Desde el punto de vista ético, no es un mal argumento. Tener compromisos igualitarios básicos, después de todo, implica no querer que la gente esté en desventaja por las circunstancias de su nacimiento o sujeta a lo que Lowe llama «la opresión arbitraria», de oportunidad o de otro tipo. La ironía es que las sociedades de mercado tienen esa opresión incorporada por diseño, y que los apologistas modernos de la desigualdad invocan regularmente los derechos de propiedad como la justificación preeminente para no eliminarla. Según esta línea de pensamiento, los mercados que funcionan correctamente ofrecen a todos y todas las mismas oportunidades de poseer y competir.

El problema, por supuesto, es que no hacen nada de eso. Las sociedades de mercado son, por definición, también sociedades de clases en las que un grupo comparativamente pequeño es propietario y un grupo mucho mayor debe ganarse la subsistencia mediante el trabajo asalariado. Este último grupo produce, mientras que el primero extrae rentas y se queda con la plusvalía. En lugar de medidas radicales como la abolición completa de la riqueza heredada de una generación a otra, la «igualdad de oportunidades» es un espejismo total y los mercados inevitablemente producen relaciones sociales definidas por una dominación estructural.
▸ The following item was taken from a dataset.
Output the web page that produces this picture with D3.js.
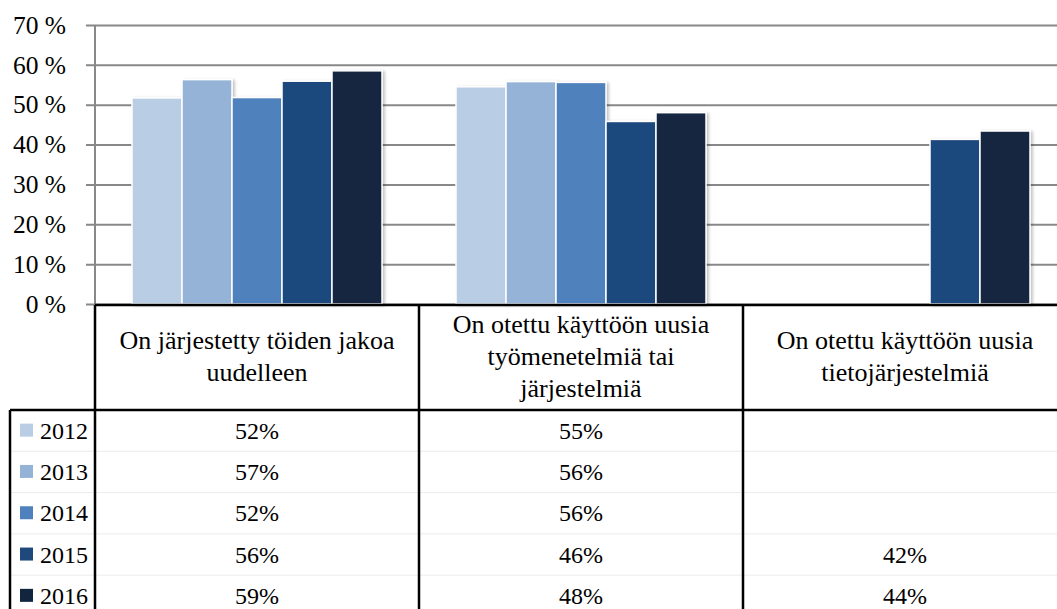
<!DOCTYPE html>
<html>
<head>
<meta charset="utf-8">
<script src="https://cdn.jsdelivr.net/npm/d3@7"></script>
<style>
  body { margin: 0; background: #fff; }
  svg { display: block; }
</style>
</head>
<body>
<svg id="chart"></svg>
<script>
// chart data
const categories = [
  ["On järjestetty töiden jakoa", "uudelleen"],
  ["On otettu käyttöön uusia", "työmenetelmiä tai", "järjestelmiä"],
  ["On otettu käyttöön uusia", "tietojärjestelmiä"]
];
const years = ["2012", "2013", "2014", "2015", "2016"];
// bar heights
const values2012 = [0.517, 0.545, null];
const values2013 = [0.563, 0.558, null];
const values2014 = [0.518, 0.556, null];
const values2015 = [0.559, 0.458, 0.413];
const values2016 = [0.585, 0.480, 0.434];
// values printed in the data table
const labels2012 = ["52%", "55%", ""];
const labels2013 = ["57%", "56%", ""];
const labels2014 = ["52%", "56%", ""];
const labels2015 = ["56%", "46%", "42%"];
const labels2016 = ["59%", "48%", "44%"];
const colors = ["#b9cde5", "#95b3d7", "#4f81bd", "#1f497d", "#12253f"];
const yTicks = [0, 0.1, 0.2, 0.3, 0.4, 0.5, 0.6, 0.7];

const series = [values2012, values2013, values2014, values2015, values2016];
const tableLabels = [labels2012, labels2013, labels2014, labels2015, labels2016];

const FONT = '"Liberation Serif", "Times New Roman", serif';
const width = 1057, height = 609;
const plotLeft = 95, plotTop = 25, plotBottom = 304;
const catWidth = 324;
const headerBottom = 410, rowH = 41.3, legendLeft = 10;

const svg = d3.select("#chart").attr("width", width).attr("height", height);

// soft shadow on the bars
const filter = svg.append("defs").append("filter")
  .attr("id", "shadow").attr("x", "-10%").attr("y", "-10%")
  .attr("width", "130%").attr("height", "120%");
filter.append("feDropShadow")
  .attr("dx", 2).attr("dy", 1).attr("stdDeviation", 1.5)
  .attr("flood-color", "#000").attr("flood-opacity", 0.25);

// scales
const x0 = d3.scaleBand()
  .domain(d3.range(categories.length))
  .range([plotLeft, plotLeft + catWidth * categories.length])
  .padding(0);
const x1 = d3.scaleBand()
  .domain(years)
  .range([0, x0.bandwidth()])
  .paddingInner(0)
  .paddingOuter(0.74);
const y = d3.scaleLinear().domain([0, 0.7]).range([plotBottom, plotTop]);

// gridlines + y axis
const yAxis = svg.append("g")
  .attr("transform", `translate(${plotLeft},0)`)
  .call(d3.axisLeft(y)
    .tickValues(yTicks)
    .tickSize(-(width - plotLeft))
    .tickPadding(29)
    .tickFormat(d => Math.round(d * 100) + " %"));
yAxis.select(".domain").remove();
yAxis.selectAll(".tick line")
  .attr("x1", -9)
  .attr("stroke", "#888")
  .attr("stroke-width", 2);
yAxis.selectAll(".tick text")
  .attr("fill", "#000")
  .attr("font-size", 25.5)
  .style("font-family", FONT);

svg.append("line")
  .attr("x1", plotLeft).attr("x2", plotLeft)
  .attr("y1", plotTop).attr("y2", plotBottom)
  .attr("stroke", "#888").attr("stroke-width", 2);

// bars
const barData = [];
series.forEach((vals, si) => {
  vals.forEach((v, ci) => {
    if (v != null) barData.push({ year: years[si], ci, v, color: colors[si] });
  });
});

svg.append("g")
  .selectAll("rect")
  .data(barData)
  .join("rect")
  .attr("x", d => x0(d.ci) + x1(d.year))
  .attr("y", d => y(d.v))
  .attr("width", x1.bandwidth())
  .attr("height", d => y(0) - y(d.v))
  .attr("fill", d => d.color)
  .attr("stroke", "#fff")
  .attr("stroke-width", 1.5)
  .attr("filter", "url(#shadow)");

// data table
const table = svg.append("g");
const tableBottom = height + 5;

// faint row separators
years.forEach((yr, i) => {
  if (i === 0) return;
  table.append("line")
    .attr("x1", legendLeft).attr("x2", width)
    .attr("y1", headerBottom + rowH * i).attr("y2", headerBottom + rowH * i)
    .attr("stroke", "#ececec").attr("stroke-width", 1);
});

// heavy borders
table.append("line")
  .attr("x1", plotLeft).attr("x2", width)
  .attr("y1", plotBottom + 1).attr("y2", plotBottom + 1)
  .attr("stroke", "#000").attr("stroke-width", 2.5);
table.append("line")
  .attr("x1", legendLeft).attr("x2", width)
  .attr("y1", headerBottom).attr("y2", headerBottom)
  .attr("stroke", "#000").attr("stroke-width", 2.5);
table.append("line")
  .attr("x1", legendLeft).attr("x2", legendLeft)
  .attr("y1", headerBottom).attr("y2", tableBottom)
  .attr("stroke", "#000").attr("stroke-width", 2.5);
d3.range(categories.length).forEach(ci => {
  table.append("line")
    .attr("x1", x0(ci)).attr("x2", x0(ci))
    .attr("y1", plotBottom + 1).attr("y2", tableBottom)
    .attr("stroke", "#000").attr("stroke-width", 2.5);
});

// header labels
const headerMid = (plotBottom + headerBottom) / 2;
const lineH = 32;
categories.forEach((lines, ci) => {
  const cx = x0(ci) + x0.bandwidth() / 2;
  const t = table.append("text")
    .attr("text-anchor", "middle")
    .attr("font-size", 26)
    .style("font-family", FONT)
    .attr("fill", "#000");
  lines.forEach((ln, li) => {
    t.append("tspan")
      .attr("x", cx)
      .attr("y", headerMid + (li - (lines.length - 1) / 2) * lineH + 8)
      .text(ln);
  });
});

// rows: legend key + values
years.forEach((yr, si) => {
  const rowMid = headerBottom + rowH * si + rowH / 2;
  table.append("rect")
    .attr("x", 20).attr("y", rowMid - 7)
    .attr("width", 13).attr("height", 13)
    .attr("fill", colors[si]);
  table.append("text")
    .attr("x", 40).attr("y", rowMid + 8)
    .attr("font-size", 24)
    .style("font-family", FONT)
    .attr("fill", "#000")
    .text(yr);
  tableLabels[si].forEach((lbl, ci) => {
    if (!lbl) return;
    table.append("text")
      .attr("x", x0(ci) + x0.bandwidth() / 2)
      .attr("y", rowMid + 8)
      .attr("text-anchor", "middle")
      .attr("font-size", 24)
      .style("font-family", FONT)
      .attr("fill", "#000")
      .text(lbl);
  });
});
</script>
</body>
</html>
Obviamente, esto tiene profundas implicaciones por sí mismo. Pero también es relevante si consideramos marcos hipotéticos para el uso futuro del espacio. Lo que actualmente se llama «exploración espacial privada», después con todo, es en la práctica el dominio de unos pocos multimillonarios, y no hay ninguna razón particular para pensar que eso cambiaría con la extensión de los derechos de propiedad a la Luna.

Dejando a un lado la cuestión de si la colonización lunar será alguna vez viable o comercialmente rentable, las asimetrías inherentes al capitalismo global significan que cualquier versión realista del mismo simplemente proyectará la desigualdad estructural hacia los cielos: unos pocos entre los que ya son ricos poseerán y se beneficiarán, mientras que otros trabajarán e intentarán subsistir (una pista a respecto la ofreció nada menos que Elon Musk cuando le preguntaron por los altos costes del transporte a Marte. ¿Su respuesta? Que aquellos que no pudieran pagar el precio del viaje podrían pedir préstamos y pagarlos trabajando en talleres marcianos). La igualdad de oportunidades en un sistema de derechos de propiedad lunar es, pues, tan mítica como su equivalente terrestre.

Por muy rigurosa y sistemática que sea, la propuesta de Lowe adolece de un problema más amplio que influye en gran parte de lo que pasa por pensamiento futurista hoy en día: a saber, que sigue atado a la lógica del mismo statu quo que promete trascender. Aunque prácticamente todas las épocas se esfuerzan por ver más allá de sus propios horizontes, lo que el difunto Mark Fisher denominó realismo capitalista podría hacer que la nuestra sea única en este sentido. Desde la exploración espacial dirigida por multimillonarios hasta la criptomoneda y el llamado Metaverse, las diversas tecnologías y esquemas que actualmente reclaman el manto futurista están tan inexorablemente limitados por su lealtad al capital que, en última instancia, carecen de potencial emancipador.

La plutocracia ya es bastante mala en la Tierra. Si la humanidad llega a expandirse hacia los cielos, esperemos que sea en un futuro que haya dejado muy atrás a los multimillonarios y a las jerarquías de clase.